The goal of this project was to create an interactive dashboard for exploring a database (SQLite) populated with data obtained via the API provided by the website setlist.fm. These data relate to concerts (also known as "shows"), particularly which songs were played in what order, and are at least partially supplied by volunteer attendees of the concerts. The question that we initially focused on was which artist has performed in the highest number of countries during a given period.
In 2017 for example, information on about 306 thousand individual shows is available from setlist.fm. In our experience, half to three quarters of these are either duplicates or contain no information on songs played (an empty setlist). For our initial run we sampled 200 randomly selected pages from 2017 (a page has 20 shows) to make sure we pulled a representative sample of shows from throughout the year (see "setlist_data.py"). These 4,000 shows after cleaning were reduced in number to 1,603. Some artists (also known as "musicians") had multiple shows, so there were 1,325 artists.
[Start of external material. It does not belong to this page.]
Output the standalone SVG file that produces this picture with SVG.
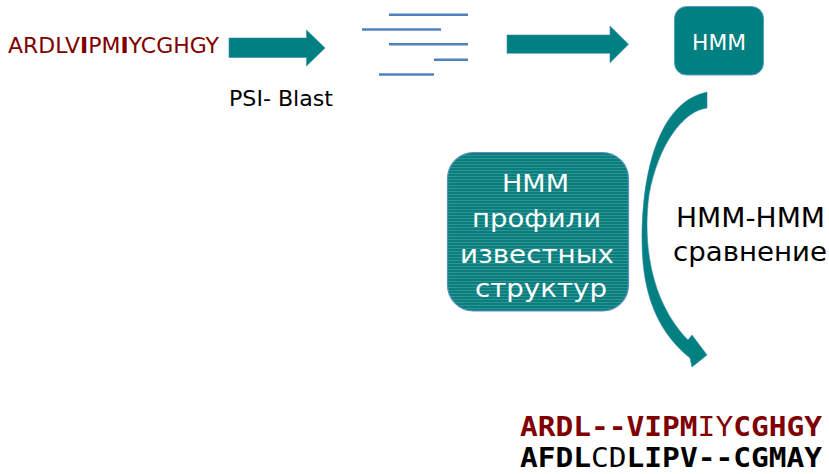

The shows' setlists included 15,111 distinct songs, some of which were played multiple times (in different shows), bringing the total number of instances of a song's being played in a show to 17,789.
The schema we used included a table for artists, each of which could have many songs (some of which might even be covers of other artists' songs, but in the context of a concert, these songs "belong" to the artist performing). Each song could be played at mutiple shows (as artists often play their top hits at every show they do). Conversely, each show has at least one song (around 12-15 songs on average as it happens.) Therefore the relationship between songs and shows is many-to-many (with a table of foreign keys to capture all the pairings). Each show in turn "belongs to" the country in which it occurs. The show table also includes other useful information: the date, the venue name and the city (with its latitude and longitude).
To save processing time, our extract and load procedure had to be refined to only loop through all the raw data on concerts once to populate the database. A much slower version ("etl_old.py") is included here for illustration purposes. We used Flask and SQLAlchemy to get the database up and running. In "models.py," we define class methods to ease the process of extracting data to be displayed on the dashboard (done in "view_methods.py"). The actual interface (using Dash) is detailed in "layout.py." We provided a graph of the top-20 artists by number of countries performed in, a map of performance locations for an artist selected by the user (hovering over each location provides more details) and a list of top venues (by number of performances) in each country (again, as selected by the user). The dropdown options are determined dynamically by the state of the database.
User testing gave us some ideas for future refinements: providing a ranking of countries with the most performances, explaining the axes of our graph more clearly and alphabetizing the dropdown menus for ease of use. The database schema could be re-arranged for speed, especially if the songs are not of particular interest.